A Christian woman who was banned from leading prayers and giving sermons on the front steps of a New Hampshire high school has found a way around the school’s ban on prayer. She now does it silently.
Lizarda Urena signs in as a visitor each morning at Concord High School and then prays silently for 10 to 15 minutes on the school’s steps.
Urena began openly praying and reading bible verses on the steps of the high school in February, after bullets were found in one of the high school’s bathrooms. Two of her children attend the school and she said she became concerned about the safety of the students.
The atheist group Freedom From Religion Foundation (FFRF) complained to the district about Urena’s activities. “We sent an open records request to the school district, asking them for copies of any meeting minutes or any sort of documents which gave this woman permission to pray on school property,” said FFRF attorney Rebecca Markert.

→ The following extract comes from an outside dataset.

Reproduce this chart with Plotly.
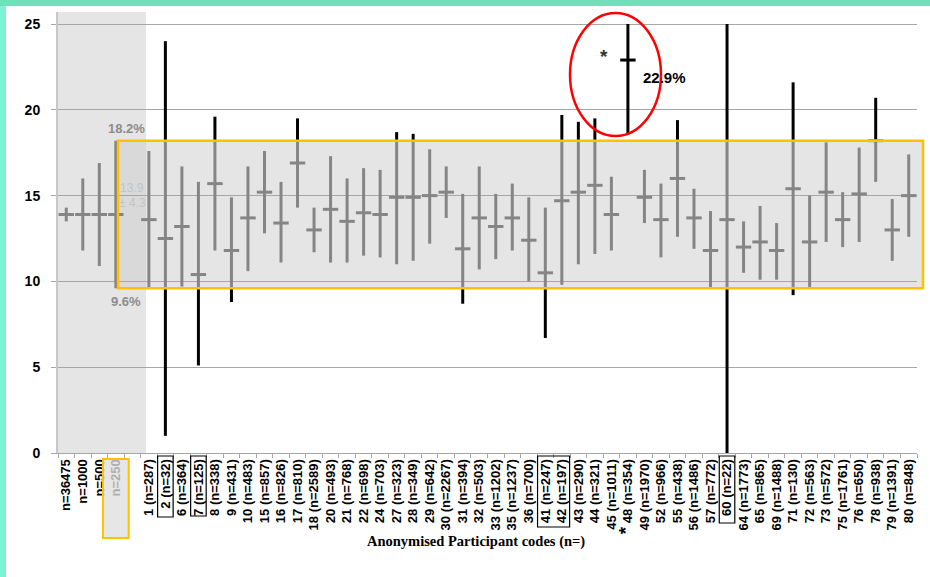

Students had to pass Urena on their way to class and had no choice but to hear her prayers.
The New Hampshire Civil Liberties Union also agreed that Urena should not be able to pray aloud at the school.
During the summer, Superintendent Christine Rath said Urena would be banned. Then a conservative group, The Alliance for Defending Freedom, came to her aid.
“Students and community members that are allowed to come on campus and participate in a neutral thing are allowed to express religious viewpoints,” said the group’s general counsel Matthew Sharp. “The students know it’s the mother and her own speech — something that the First Amendment protects — and that it is not the school mandating this woman to do it.”
“I’m so happy that I’m back, and I feel like I’m welcomed by the school,” Urena told the Concord Monitor Tuesday.
Last week Rath told a school board meeting Urena’s activity walks a fine line between promoting a specific religion and free speech.
“It’s that fine line between what is private and what is public,” Rath said.
Urena’s activities are monitored by school officials on a daily basis.
“We continue to work with her on a regular basis about how she can come and go from the high school in ways that respect both her ideas and our ideas,” Rath added.